Reproduce the entries word for word, and omit any picture you find in them.

- _RECORD EXCERPTS_
# # #
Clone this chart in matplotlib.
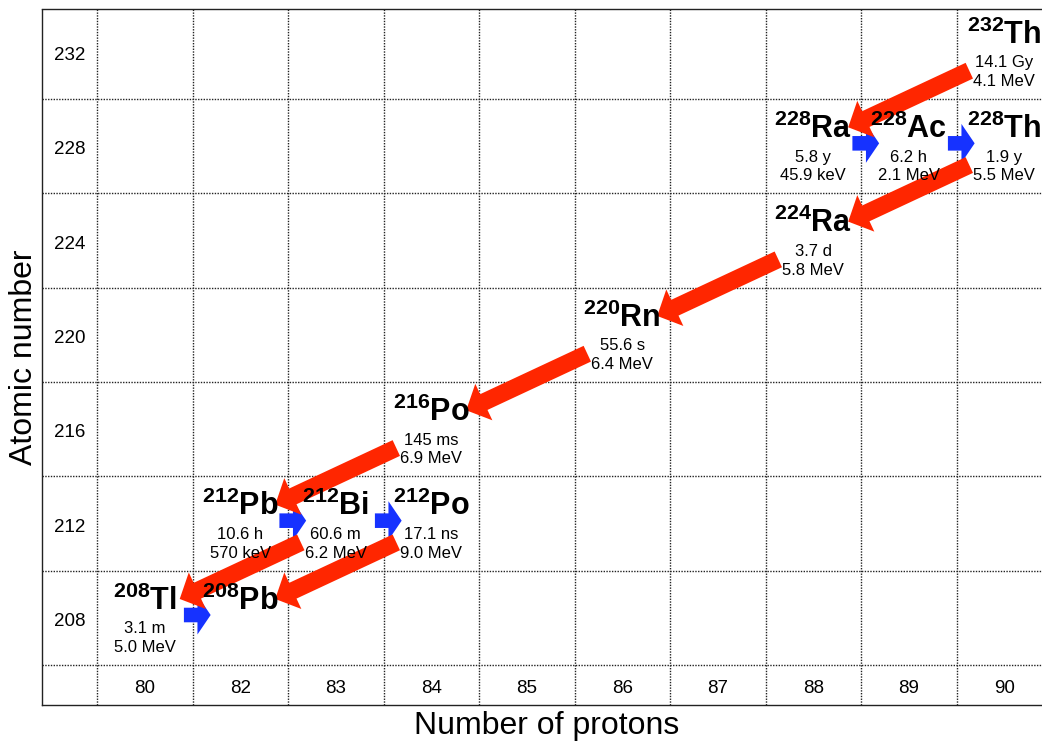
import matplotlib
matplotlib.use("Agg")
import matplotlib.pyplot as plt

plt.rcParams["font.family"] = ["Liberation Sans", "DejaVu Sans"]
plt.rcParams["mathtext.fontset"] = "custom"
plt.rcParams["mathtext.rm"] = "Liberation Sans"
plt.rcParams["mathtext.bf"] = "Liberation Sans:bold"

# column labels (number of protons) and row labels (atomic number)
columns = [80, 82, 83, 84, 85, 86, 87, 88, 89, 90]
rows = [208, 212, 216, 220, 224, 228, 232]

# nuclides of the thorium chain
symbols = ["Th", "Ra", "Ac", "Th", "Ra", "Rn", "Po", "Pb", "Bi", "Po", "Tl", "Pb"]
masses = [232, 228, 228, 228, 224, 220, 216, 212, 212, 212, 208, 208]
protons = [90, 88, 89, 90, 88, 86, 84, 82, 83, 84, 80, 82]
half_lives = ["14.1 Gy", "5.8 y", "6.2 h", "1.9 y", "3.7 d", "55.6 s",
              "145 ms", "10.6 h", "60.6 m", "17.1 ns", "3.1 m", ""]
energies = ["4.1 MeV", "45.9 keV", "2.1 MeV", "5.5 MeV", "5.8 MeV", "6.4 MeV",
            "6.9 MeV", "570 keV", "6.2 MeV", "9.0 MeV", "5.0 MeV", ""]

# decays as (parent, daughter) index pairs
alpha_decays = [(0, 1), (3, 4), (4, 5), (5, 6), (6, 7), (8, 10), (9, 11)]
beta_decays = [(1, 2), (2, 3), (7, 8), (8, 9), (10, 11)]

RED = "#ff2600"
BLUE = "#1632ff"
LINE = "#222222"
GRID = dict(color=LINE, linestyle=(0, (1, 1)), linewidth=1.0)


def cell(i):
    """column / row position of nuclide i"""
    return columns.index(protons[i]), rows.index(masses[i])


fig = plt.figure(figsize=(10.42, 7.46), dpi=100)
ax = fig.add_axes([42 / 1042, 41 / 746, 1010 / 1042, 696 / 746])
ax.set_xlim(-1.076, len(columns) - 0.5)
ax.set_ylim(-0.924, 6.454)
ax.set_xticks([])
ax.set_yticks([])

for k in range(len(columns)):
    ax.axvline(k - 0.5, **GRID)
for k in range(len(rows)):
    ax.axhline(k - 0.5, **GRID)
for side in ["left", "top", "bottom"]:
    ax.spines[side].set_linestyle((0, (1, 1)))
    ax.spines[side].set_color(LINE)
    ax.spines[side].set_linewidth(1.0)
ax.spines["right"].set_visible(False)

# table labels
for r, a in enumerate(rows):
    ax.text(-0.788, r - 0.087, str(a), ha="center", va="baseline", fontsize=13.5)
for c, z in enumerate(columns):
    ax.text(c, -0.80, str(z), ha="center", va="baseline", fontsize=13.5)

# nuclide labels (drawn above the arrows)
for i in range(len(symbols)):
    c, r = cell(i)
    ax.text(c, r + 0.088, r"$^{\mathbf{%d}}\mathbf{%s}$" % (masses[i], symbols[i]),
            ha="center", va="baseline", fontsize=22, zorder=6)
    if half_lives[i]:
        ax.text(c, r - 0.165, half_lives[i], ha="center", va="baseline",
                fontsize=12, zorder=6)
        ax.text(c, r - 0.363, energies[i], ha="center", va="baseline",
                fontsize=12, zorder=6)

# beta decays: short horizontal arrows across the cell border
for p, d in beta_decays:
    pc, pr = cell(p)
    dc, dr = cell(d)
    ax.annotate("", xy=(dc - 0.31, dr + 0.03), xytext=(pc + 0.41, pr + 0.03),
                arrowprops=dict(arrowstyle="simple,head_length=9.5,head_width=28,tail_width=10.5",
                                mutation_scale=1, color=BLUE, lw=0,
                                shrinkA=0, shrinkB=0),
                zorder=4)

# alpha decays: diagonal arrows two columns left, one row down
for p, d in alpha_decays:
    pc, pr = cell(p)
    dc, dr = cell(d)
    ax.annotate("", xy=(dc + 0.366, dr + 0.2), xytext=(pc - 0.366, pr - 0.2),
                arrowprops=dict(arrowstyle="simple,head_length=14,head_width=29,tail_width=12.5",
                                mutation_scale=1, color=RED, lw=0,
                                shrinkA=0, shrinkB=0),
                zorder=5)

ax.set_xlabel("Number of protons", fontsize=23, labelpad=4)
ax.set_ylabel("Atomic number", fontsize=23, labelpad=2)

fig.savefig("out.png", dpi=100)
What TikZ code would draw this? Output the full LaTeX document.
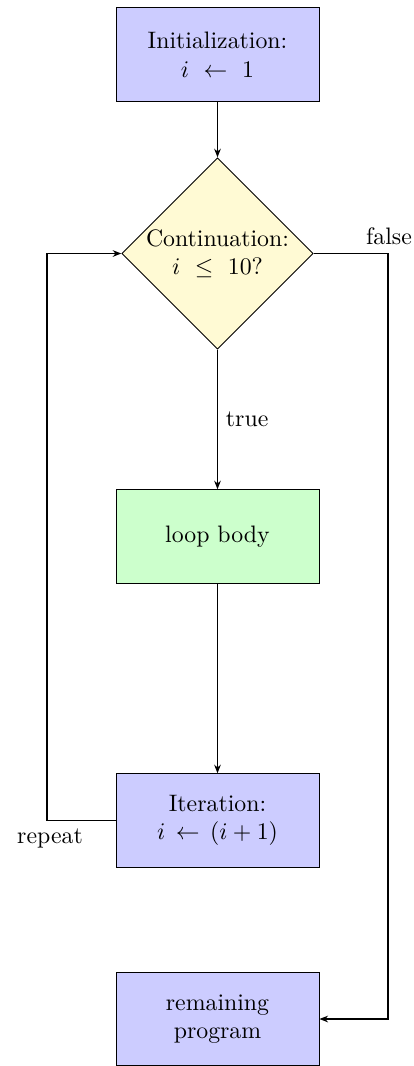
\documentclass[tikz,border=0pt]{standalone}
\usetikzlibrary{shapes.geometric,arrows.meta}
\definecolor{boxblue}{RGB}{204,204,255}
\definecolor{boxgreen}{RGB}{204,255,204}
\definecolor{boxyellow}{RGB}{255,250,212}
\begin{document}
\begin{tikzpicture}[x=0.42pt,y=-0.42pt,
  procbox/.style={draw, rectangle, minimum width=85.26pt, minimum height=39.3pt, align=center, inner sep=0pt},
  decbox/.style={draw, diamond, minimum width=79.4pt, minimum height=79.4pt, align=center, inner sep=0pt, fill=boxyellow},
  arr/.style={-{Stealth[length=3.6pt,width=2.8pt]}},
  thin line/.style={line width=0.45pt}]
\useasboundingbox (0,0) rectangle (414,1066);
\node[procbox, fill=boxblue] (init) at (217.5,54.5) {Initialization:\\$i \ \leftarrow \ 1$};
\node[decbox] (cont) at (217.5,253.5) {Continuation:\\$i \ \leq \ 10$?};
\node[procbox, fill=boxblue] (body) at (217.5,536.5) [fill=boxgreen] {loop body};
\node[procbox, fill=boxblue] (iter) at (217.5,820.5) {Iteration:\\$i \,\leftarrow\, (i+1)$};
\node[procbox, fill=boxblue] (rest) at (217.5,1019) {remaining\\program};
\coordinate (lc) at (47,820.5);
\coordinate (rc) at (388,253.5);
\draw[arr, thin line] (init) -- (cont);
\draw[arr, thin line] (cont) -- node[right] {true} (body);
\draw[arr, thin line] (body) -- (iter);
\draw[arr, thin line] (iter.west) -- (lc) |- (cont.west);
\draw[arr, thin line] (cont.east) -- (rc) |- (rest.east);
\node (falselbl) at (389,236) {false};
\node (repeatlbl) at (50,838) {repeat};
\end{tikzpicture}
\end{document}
# # #
- _SOLVED EXERCISE_
Clone this chart in matplotlib.
import matplotlib
matplotlib.use("Agg")
import matplotlib.pyplot as plt

plt.rcParams["font.family"] = ["Liberation Sans", "DejaVu Sans"]
plt.rcParams["mathtext.fontset"] = "custom"
plt.rcParams["mathtext.rm"] = "Liberation Sans"
plt.rcParams["mathtext.bf"] = "Liberation Sans:bold"

# column labels (number of protons) and row labels (atomic number)
columns = [80, 82, 83, 84, 85, 86, 87, 88, 89, 90]
rows = [208, 212, 216, 220, 224, 228, 232]

# nuclides of the thorium chain
symbols = ["Th", "Ra", "Ac", "Th", "Ra", "Rn", "Po", "Pb", "Bi", "Po", "Tl", "Pb"]
masses = [232, 228, 228, 228, 224, 220, 216, 212, 212, 212, 208, 208]
protons = [90, 88, 89, 90, 88, 86, 84, 82, 83, 84, 80, 82]
half_lives = ["14.1 Gy", "5.8 y", "6.2 h", "1.9 y", "3.7 d", "55.6 s",
              "145 ms", "10.6 h", "60.6 m", "17.1 ns", "3.1 m", ""]
energies = ["4.1 MeV", "45.9 keV", "2.1 MeV", "5.5 MeV", "5.8 MeV", "6.4 MeV",
            "6.9 MeV", "570 keV", "6.2 MeV", "9.0 MeV", "5.0 MeV", ""]

# decays as (parent, daughter) index pairs
alpha_decays = [(0, 1), (3, 4), (4, 5), (5, 6), (6, 7), (8, 10), (9, 11)]
beta_decays = [(1, 2), (2, 3), (7, 8), (8, 9), (10, 11)]

RED = "#ff2600"
BLUE = "#1632ff"
LINE = "#222222"
GRID = dict(color=LINE, linestyle=(0, (1, 1)), linewidth=1.0)


def cell(i):
    """column / row position of nuclide i"""
    return columns.index(protons[i]), rows.index(masses[i])


fig = plt.figure(figsize=(10.42, 7.46), dpi=100)
ax = fig.add_axes([42 / 1042, 41 / 746, 1010 / 1042, 696 / 746])
ax.set_xlim(-1.076, len(columns) - 0.5)
ax.set_ylim(-0.924, 6.454)
ax.set_xticks([])
ax.set_yticks([])

for k in range(len(columns)):
    ax.axvline(k - 0.5, **GRID)
for k in range(len(rows)):
    ax.axhline(k - 0.5, **GRID)
for side in ["left", "top", "bottom"]:
    ax.spines[side].set_linestyle((0, (1, 1)))
    ax.spines[side].set_color(LINE)
    ax.spines[side].set_linewidth(1.0)
ax.spines["right"].set_visible(False)

# table labels
for r, a in enumerate(rows):
    ax.text(-0.788, r - 0.087, str(a), ha="center", va="baseline", fontsize=13.5)
for c, z in enumerate(columns):
    ax.text(c, -0.80, str(z), ha="center", va="baseline", fontsize=13.5)

# nuclide labels (drawn above the arrows)
for i in range(len(symbols)):
    c, r = cell(i)
    ax.text(c, r + 0.088, r"$^{\mathbf{%d}}\mathbf{%s}$" % (masses[i], symbols[i]),
            ha="center", va="baseline", fontsize=22, zorder=6)
    if half_lives[i]:
        ax.text(c, r - 0.165, half_lives[i], ha="center", va="baseline",
                fontsize=12, zorder=6)
        ax.text(c, r - 0.363, energies[i], ha="center", va="baseline",
                fontsize=12, zorder=6)

# beta decays: short horizontal arrows across the cell border
for p, d in beta_decays:
    pc, pr = cell(p)
    dc, dr = cell(d)
    ax.annotate("", xy=(dc - 0.31, dr + 0.03), xytext=(pc + 0.41, pr + 0.03),
                arrowprops=dict(arrowstyle="simple,head_length=9.5,head_width=28,tail_width=10.5",
                                mutation_scale=1, color=BLUE, lw=0,
                                shrinkA=0, shrinkB=0),
                zorder=4)

# alpha decays: diagonal arrows two columns left, one row down
for p, d in alpha_decays:
    pc, pr = cell(p)
    dc, dr = cell(d)
    ax.annotate("", xy=(dc + 0.366, dr + 0.2), xytext=(pc - 0.366, pr - 0.2),
                arrowprops=dict(arrowstyle="simple,head_length=14,head_width=29,tail_width=12.5",
                                mutation_scale=1, color=RED, lw=0,
                                shrinkA=0, shrinkB=0),
                zorder=5)

ax.set_xlabel("Number of protons", fontsize=23, labelpad=4)
ax.set_ylabel("Atomic number", fontsize=23, labelpad=2)

fig.savefig("out.png", dpi=100)
What TikZ code would draw this? Output the full LaTeX document.
\documentclass[tikz,border=0pt]{standalone}
\usetikzlibrary{shapes.geometric,arrows.meta}
\definecolor{boxblue}{RGB}{204,204,255}
\definecolor{boxgreen}{RGB}{204,255,204}
\definecolor{boxyellow}{RGB}{255,250,212}
\begin{document}
\begin{tikzpicture}[x=0.42pt,y=-0.42pt,
  procbox/.style={draw, rectangle, minimum width=85.26pt, minimum height=39.3pt, align=center, inner sep=0pt},
  decbox/.style={draw, diamond, minimum width=79.4pt, minimum height=79.4pt, align=center, inner sep=0pt, fill=boxyellow},
  arr/.style={-{Stealth[length=3.6pt,width=2.8pt]}},
  thin line/.style={line width=0.45pt}]
\useasboundingbox (0,0) rectangle (414,1066);
\node[procbox, fill=boxblue] (init) at (217.5,54.5) {Initialization:\\$i \ \leftarrow \ 1$};
\node[decbox] (cont) at (217.5,253.5) {Continuation:\\$i \ \leq \ 10$?};
\node[procbox, fill=boxblue] (body) at (217.5,536.5) [fill=boxgreen] {loop body};
\node[procbox, fill=boxblue] (iter) at (217.5,820.5) {Iteration:\\$i \,\leftarrow\, (i+1)$};
\node[procbox, fill=boxblue] (rest) at (217.5,1019) {remaining\\program};
\coordinate (lc) at (47,820.5);
\coordinate (rc) at (388,253.5);
\draw[arr, thin line] (init) -- (cont);
\draw[arr, thin line] (cont) -- node[right] {true} (body);
\draw[arr, thin line] (body) -- (iter);
\draw[arr, thin line] (iter.west) -- (lc) |- (cont.west);
\draw[arr, thin line] (cont.east) -- (rc) |- (rest.east);
\node (falselbl) at (389,236) {false};
\node (repeatlbl) at (50,838) {repeat};
\end{tikzpicture}
\end{document}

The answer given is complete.